My old church went full on turbo cuck today, really saddening

submitted by Acrophonic to Christianity 1.8 yearsJul 16, 2023 23:18:01 ago (+49/-0)     (Christianity)

He was preaching and he mentioned something that both me and my gf were repulsed by. He said since all authority is founded by God, that we all need to shut up and listen to the government: the same government that forced COVID down our throats, lies about everything, uses propaganda against its own people. Part of me wonders if he got paid off or was given a big break to spout this horse crap.

Part of me wonders if he's compromised or was given a bag of cash to spout this dogma


89 comments block

CHIRO 0 points 1.8 years ago

Why would an all powerful deity need to make himself known via "prophets"? Why wouldn't every civilization all get the same message? What's more likely, that Yahweh is just another case of people making up self-serving bullshit, or only the Chosen People with a Promised Land were given the straight dope?

The all-powerful deity must become known through His immanence in the world, and not directly, since God, in His nature as God per se, is incommensurable with physical existence (rather, with the state of experience that you and I currently represent). We can understand a prophet as a person who comes to understand something about the divine nature that is not 'given' (so to speak) to others to intuit on their own (to them it must be taught). In other words, if you think there is a God, and your views about God have any sophistication at all (they understand God in the way that theologians have understood God for roughly the last two-thousand years), then it is a logical impossibility for God to be directly revealed to the world; this isn't even a coherent concept. So, if God exists, and it is possible for us to know something about God at all, it is necessarily knowledge gained indirectly. Call these indirect forms 'prophecy', if you'd like, or use any of a number of other terms. It's not likely that the oldest religious traditions, say, the Egyptians, conceived of things as 'prophecy', but they would have had their own concepts for how God is revealed. Revelation is the concept we should be asking about, not prophecy, which is just one approach to understanding what revelation is.
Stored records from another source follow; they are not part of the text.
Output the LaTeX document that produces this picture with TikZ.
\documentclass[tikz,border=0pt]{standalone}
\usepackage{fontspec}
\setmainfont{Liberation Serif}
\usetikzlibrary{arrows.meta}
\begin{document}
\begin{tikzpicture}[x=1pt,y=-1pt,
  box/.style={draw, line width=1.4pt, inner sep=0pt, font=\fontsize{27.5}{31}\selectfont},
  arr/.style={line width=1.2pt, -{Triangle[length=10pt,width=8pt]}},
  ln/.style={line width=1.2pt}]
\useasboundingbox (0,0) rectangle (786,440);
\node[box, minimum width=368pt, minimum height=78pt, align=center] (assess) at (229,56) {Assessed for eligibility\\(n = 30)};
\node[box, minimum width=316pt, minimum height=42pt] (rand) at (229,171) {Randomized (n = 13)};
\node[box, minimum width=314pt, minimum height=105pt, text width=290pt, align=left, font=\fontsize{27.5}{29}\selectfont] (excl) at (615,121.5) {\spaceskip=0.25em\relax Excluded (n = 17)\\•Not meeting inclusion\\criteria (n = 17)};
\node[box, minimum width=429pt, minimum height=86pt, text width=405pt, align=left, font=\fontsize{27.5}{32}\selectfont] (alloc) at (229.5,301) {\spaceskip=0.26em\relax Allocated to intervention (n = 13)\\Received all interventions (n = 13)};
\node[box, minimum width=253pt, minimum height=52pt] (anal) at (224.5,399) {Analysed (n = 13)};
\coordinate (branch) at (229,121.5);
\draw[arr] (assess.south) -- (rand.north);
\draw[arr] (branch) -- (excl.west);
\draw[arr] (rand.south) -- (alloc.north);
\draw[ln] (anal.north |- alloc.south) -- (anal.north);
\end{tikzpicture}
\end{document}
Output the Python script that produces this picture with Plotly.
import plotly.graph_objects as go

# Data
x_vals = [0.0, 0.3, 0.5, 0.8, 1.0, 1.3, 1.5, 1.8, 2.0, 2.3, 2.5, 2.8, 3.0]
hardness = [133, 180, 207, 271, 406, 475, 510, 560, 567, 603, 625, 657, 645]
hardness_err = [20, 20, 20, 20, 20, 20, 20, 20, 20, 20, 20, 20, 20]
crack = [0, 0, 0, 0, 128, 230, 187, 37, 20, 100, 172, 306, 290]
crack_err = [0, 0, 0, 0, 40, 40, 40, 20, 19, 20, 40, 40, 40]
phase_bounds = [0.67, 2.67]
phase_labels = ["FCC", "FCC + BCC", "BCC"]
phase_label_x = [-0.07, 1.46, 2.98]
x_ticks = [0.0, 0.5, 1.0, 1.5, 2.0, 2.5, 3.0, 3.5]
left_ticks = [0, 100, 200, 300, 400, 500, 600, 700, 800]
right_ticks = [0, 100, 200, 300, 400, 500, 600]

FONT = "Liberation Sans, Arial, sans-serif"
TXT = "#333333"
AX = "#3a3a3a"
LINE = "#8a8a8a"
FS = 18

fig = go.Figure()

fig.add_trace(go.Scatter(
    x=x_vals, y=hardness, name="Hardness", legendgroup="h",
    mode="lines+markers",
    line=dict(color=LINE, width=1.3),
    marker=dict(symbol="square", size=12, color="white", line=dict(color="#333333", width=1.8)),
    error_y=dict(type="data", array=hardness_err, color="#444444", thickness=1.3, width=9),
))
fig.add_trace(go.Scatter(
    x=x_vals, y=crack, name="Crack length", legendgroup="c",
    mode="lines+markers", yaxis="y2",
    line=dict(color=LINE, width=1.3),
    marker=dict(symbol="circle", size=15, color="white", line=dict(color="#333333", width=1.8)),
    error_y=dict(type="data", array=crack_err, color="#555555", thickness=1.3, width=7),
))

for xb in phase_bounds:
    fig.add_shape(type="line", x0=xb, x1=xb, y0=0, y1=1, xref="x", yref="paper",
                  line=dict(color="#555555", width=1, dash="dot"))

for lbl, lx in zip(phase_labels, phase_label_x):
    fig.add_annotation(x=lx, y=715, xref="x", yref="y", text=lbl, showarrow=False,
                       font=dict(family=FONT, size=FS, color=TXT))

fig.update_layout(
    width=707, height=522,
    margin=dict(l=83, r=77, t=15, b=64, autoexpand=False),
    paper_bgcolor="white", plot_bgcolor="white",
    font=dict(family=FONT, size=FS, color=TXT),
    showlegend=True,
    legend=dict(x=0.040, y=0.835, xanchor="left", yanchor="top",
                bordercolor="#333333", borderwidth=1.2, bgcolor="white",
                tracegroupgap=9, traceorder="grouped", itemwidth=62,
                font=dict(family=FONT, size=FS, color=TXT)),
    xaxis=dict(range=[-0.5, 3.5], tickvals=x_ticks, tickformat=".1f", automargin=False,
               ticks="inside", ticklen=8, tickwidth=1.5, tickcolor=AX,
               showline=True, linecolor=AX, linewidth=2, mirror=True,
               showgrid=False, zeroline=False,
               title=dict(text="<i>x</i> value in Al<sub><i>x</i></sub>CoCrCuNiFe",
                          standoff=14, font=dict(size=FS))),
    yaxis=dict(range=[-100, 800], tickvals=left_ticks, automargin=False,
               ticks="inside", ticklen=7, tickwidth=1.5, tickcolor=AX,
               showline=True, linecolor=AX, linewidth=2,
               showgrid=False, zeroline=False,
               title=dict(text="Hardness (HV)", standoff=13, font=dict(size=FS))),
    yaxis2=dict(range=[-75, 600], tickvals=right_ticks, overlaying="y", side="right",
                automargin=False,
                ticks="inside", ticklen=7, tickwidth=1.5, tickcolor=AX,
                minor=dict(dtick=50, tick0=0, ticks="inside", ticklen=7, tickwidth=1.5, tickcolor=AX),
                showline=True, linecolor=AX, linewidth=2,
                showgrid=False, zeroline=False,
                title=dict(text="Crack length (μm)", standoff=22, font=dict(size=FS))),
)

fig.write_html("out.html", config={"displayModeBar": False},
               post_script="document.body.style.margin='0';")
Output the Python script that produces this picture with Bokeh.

Why wouldn't all civilizations get the same message? Why don't all civilizations get the same message from nature itself? We live in the same world, with the same laws of nature. Why do some civilizations 'get more' from their interaction with nature than other civilizations?

I think it is likelier that Yahweh is a case of one civilization conceiving of (developing a model of) God in the way that they conceived God was revealed to them. In the same way that we come to understand nature itself differently across time, the way we conceive of God changes through history.

My own beliefs about the 'chosenness' of the Jews is that this says more about the Israelites than it does about God. In reality, the Bible is not about the Hebrews. It just isn't, and believe it or not, the most educated Jewish religious scholars and rabbis know this. They know what the Bible is. It has nothing to do with a literal 'people', i.e., an ethnic class in bio-psycho-social terms. The meaning of the Bible dissolves these categories. It's about the individual mind/soul; human beings per se are God's 'chosen'. Incidentally, that notion fits quite well with the teachings of Jesus Christ, who explicitly expanded the covenant to include all people and not just a single ethnic group.